My inspiration for using this method came from you and other's solution in this problem:
last-month-15-homes-were-sold-in-town-x-t4373.html

approach # 2: since the problem asks for: is p>150K, if I can prove that both the case of p<150k and p>150 work in the statement's condition, or the combined statements' condition, then it proves the statement's insufficiency in giving me a specific value (for value DS question) or a specific range of possible values (for yes/no DS question) for the unknown.
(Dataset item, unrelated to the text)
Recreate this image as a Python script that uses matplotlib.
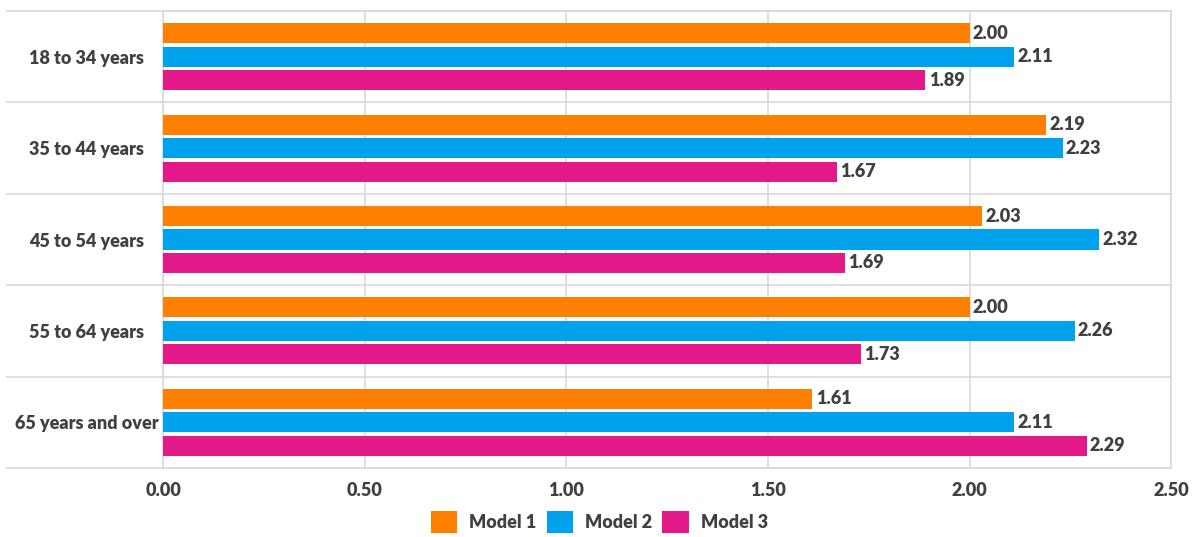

I make p>150 a preferred answer/yes to the question
and p<150 a not preferred answer/no to the question
And try both preferred and not preferred values in the statement to see if both work, if so, then the statement isn't sufficient.

so: 500=3M + GT 2M <----p
try a preferred value, say p > 150
then equation becomes:
500=3M + GT 150
3M = LT 350
3M <350
M<350/3

then try a not preferred value, say p < 150
500=3M + LT 150
500=GT 350 + LT 150 or 3M = GT 350
thus 3M > 350
M> 350/3
since depends on the value we choose, M's value changes, it means that the combined statement must give us a specific range of possible values for M, thus sufficient.

I know this sounds very complicated, but I've always had trouble with inequality and YES/NO DS until this post inspired me to use this method to knock off insufficient statement.

if-1-000-is-deposited-in-a-certain-bank-account-t3209.html

I like how someone uses r<8 and r>8 to try on statements to prove insufficiency.

Sorry for writing so much, your response is much appreciated!

[rachelhong2012]

If 3m=total cost of project. Than the most m can represent is 166,666. or 1/3 of 500,000. we know that m+L= cost of project which means L cant exceed 166,666r because we know P>L we know that profit is greater than labor. So yes profit is greater than 150,000

hi -- if you are going to work out data sufficiency problems on the forum, please indicate which statements you are using when. thanks.

sorry I forgot to quote you in my reply, hopefully you will see my response!